Tell how many lines include the string "this". Answer with a single number.

Stored records
####

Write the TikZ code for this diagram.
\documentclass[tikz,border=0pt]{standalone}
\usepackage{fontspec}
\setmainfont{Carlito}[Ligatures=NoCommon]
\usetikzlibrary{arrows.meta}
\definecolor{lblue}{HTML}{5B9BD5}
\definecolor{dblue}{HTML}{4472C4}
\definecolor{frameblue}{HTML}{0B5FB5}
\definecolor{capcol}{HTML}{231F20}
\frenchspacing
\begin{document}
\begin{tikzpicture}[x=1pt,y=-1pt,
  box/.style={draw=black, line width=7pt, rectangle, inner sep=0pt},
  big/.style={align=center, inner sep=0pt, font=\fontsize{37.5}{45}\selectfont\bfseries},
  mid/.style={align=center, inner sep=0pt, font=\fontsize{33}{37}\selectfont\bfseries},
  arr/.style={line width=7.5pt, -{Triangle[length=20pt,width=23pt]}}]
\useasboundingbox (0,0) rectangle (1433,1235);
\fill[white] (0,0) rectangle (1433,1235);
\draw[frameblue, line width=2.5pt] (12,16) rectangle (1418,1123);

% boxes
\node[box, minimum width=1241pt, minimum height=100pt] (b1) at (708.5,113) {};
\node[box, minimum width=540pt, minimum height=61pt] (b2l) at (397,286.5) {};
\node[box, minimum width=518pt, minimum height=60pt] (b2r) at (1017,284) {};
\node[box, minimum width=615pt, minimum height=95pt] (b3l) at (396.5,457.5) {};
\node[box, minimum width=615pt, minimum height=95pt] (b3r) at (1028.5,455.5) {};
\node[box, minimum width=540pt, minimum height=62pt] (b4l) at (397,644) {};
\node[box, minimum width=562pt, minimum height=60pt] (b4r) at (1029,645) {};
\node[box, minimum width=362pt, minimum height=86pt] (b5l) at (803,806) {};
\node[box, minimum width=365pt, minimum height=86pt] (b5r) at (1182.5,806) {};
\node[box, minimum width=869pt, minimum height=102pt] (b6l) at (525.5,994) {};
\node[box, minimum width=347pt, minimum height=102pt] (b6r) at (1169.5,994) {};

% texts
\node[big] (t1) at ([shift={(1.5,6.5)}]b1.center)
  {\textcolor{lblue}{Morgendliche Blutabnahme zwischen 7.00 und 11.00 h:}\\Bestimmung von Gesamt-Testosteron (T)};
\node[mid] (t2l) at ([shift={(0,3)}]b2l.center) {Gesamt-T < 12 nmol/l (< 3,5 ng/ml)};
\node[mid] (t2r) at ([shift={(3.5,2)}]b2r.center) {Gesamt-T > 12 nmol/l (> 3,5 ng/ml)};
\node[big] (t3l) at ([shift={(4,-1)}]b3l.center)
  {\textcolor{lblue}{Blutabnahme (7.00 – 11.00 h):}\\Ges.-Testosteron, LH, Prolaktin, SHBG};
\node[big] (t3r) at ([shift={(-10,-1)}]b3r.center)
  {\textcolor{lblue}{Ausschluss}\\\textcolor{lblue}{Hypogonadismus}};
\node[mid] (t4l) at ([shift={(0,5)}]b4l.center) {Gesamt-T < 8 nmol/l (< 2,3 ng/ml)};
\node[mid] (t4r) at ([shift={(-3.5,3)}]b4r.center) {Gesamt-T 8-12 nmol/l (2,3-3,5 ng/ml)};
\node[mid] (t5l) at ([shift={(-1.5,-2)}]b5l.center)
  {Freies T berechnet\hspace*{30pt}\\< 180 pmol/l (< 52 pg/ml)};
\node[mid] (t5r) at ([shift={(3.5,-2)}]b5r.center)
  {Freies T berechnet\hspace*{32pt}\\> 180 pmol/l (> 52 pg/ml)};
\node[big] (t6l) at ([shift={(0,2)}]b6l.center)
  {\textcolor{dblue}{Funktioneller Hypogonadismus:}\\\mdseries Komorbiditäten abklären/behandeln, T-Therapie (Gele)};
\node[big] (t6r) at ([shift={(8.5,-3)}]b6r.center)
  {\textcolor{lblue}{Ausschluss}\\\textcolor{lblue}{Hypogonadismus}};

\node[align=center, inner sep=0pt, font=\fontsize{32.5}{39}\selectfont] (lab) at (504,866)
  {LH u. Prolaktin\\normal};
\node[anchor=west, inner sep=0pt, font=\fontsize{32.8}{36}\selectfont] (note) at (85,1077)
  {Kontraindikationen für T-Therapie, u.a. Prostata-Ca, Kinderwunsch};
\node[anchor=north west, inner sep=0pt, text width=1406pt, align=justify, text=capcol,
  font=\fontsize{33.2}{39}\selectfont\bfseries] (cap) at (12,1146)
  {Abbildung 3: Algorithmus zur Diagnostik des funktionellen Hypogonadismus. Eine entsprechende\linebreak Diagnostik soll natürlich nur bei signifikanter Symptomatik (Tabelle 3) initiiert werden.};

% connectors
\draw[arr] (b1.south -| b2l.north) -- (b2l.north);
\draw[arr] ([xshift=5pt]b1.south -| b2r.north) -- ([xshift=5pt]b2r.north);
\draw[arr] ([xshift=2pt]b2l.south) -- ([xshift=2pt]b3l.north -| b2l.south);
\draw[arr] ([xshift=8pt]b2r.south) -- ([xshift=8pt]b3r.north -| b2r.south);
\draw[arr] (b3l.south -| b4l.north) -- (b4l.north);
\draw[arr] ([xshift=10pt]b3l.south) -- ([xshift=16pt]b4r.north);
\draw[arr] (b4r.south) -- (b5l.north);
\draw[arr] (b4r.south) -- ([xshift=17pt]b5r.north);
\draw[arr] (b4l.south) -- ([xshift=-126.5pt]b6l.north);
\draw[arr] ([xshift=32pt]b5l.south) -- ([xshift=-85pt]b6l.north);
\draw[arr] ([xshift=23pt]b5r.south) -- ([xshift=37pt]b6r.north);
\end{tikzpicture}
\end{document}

####

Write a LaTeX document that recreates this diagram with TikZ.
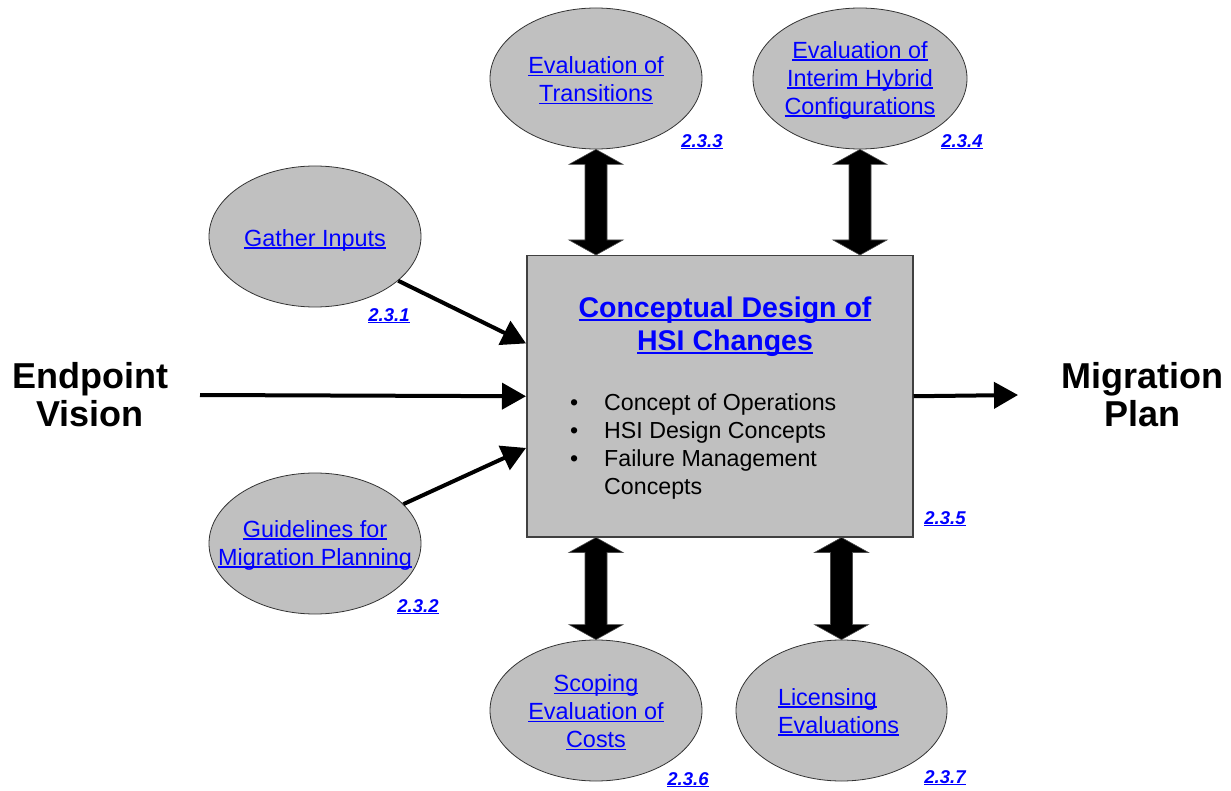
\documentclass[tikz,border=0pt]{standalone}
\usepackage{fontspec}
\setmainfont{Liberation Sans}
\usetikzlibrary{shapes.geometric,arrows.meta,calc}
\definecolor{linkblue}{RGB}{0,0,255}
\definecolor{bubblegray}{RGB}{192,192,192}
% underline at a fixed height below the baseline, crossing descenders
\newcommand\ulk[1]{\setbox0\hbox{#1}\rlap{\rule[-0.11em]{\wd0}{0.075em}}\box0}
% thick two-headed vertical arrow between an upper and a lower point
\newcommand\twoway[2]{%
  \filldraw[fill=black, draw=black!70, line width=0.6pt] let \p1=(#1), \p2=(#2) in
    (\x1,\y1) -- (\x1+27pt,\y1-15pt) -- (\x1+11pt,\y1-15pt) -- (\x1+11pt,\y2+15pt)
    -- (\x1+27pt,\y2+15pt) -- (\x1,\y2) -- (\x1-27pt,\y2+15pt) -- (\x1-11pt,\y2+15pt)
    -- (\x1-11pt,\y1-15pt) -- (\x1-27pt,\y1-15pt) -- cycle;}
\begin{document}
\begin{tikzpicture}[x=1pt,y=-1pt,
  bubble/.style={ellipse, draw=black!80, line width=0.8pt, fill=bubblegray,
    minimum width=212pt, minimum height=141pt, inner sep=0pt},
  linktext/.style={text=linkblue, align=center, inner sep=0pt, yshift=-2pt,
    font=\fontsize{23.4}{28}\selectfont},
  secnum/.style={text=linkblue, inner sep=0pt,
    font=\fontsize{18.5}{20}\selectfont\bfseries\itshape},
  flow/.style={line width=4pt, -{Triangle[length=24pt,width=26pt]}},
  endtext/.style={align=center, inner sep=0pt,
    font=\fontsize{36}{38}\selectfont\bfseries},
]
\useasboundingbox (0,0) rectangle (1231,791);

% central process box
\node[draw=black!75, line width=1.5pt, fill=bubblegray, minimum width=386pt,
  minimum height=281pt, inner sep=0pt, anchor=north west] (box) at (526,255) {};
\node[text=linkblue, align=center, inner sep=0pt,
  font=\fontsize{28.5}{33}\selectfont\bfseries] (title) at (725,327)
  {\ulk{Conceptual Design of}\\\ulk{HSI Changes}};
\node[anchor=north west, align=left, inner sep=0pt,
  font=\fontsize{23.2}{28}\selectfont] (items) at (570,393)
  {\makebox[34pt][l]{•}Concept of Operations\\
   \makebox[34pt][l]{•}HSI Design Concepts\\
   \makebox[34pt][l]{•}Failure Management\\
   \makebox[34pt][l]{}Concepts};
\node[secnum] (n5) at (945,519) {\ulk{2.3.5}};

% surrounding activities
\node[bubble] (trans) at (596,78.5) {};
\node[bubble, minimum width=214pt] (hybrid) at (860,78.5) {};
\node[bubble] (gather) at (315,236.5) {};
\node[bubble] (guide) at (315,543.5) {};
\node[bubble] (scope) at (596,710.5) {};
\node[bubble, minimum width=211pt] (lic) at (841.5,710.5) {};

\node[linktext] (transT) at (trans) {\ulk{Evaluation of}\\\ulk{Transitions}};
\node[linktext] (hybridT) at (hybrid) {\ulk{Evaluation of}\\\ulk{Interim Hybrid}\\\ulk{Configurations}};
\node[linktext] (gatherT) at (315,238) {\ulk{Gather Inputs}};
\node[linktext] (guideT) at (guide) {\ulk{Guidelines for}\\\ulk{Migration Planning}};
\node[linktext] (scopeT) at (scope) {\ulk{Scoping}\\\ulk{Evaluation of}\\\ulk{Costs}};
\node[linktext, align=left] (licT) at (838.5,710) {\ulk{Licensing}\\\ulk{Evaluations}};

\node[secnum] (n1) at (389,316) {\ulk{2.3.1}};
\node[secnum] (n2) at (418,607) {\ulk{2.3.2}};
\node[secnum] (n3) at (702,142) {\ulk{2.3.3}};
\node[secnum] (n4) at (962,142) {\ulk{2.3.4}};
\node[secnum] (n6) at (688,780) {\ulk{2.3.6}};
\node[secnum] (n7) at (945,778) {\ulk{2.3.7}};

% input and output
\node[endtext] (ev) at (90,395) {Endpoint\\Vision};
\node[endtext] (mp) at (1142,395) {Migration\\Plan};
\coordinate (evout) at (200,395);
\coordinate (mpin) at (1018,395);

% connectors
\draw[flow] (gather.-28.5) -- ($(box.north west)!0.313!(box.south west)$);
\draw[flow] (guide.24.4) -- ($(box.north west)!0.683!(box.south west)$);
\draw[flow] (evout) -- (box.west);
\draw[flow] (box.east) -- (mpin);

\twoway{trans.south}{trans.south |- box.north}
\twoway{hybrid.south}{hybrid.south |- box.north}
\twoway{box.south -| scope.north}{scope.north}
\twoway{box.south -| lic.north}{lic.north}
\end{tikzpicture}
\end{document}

####

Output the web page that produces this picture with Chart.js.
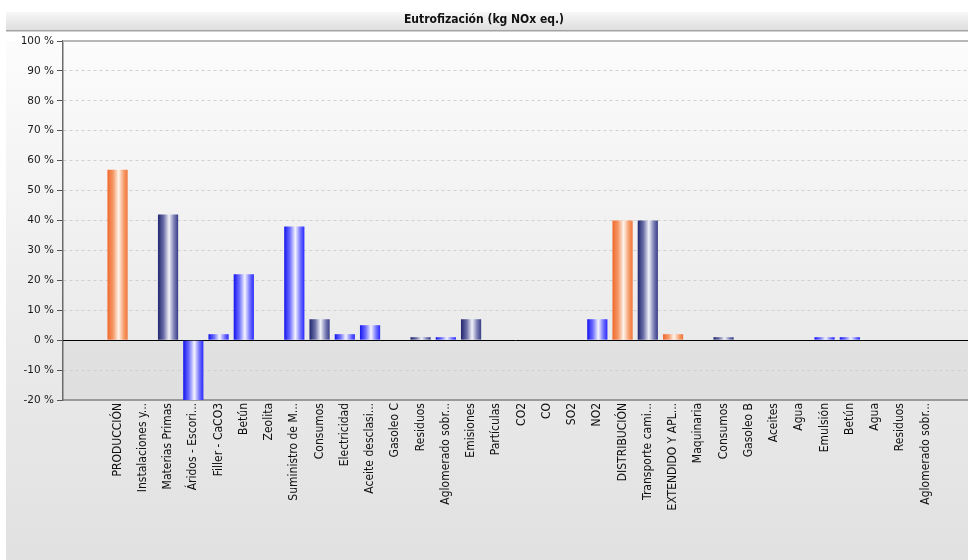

####

Answer for the task
3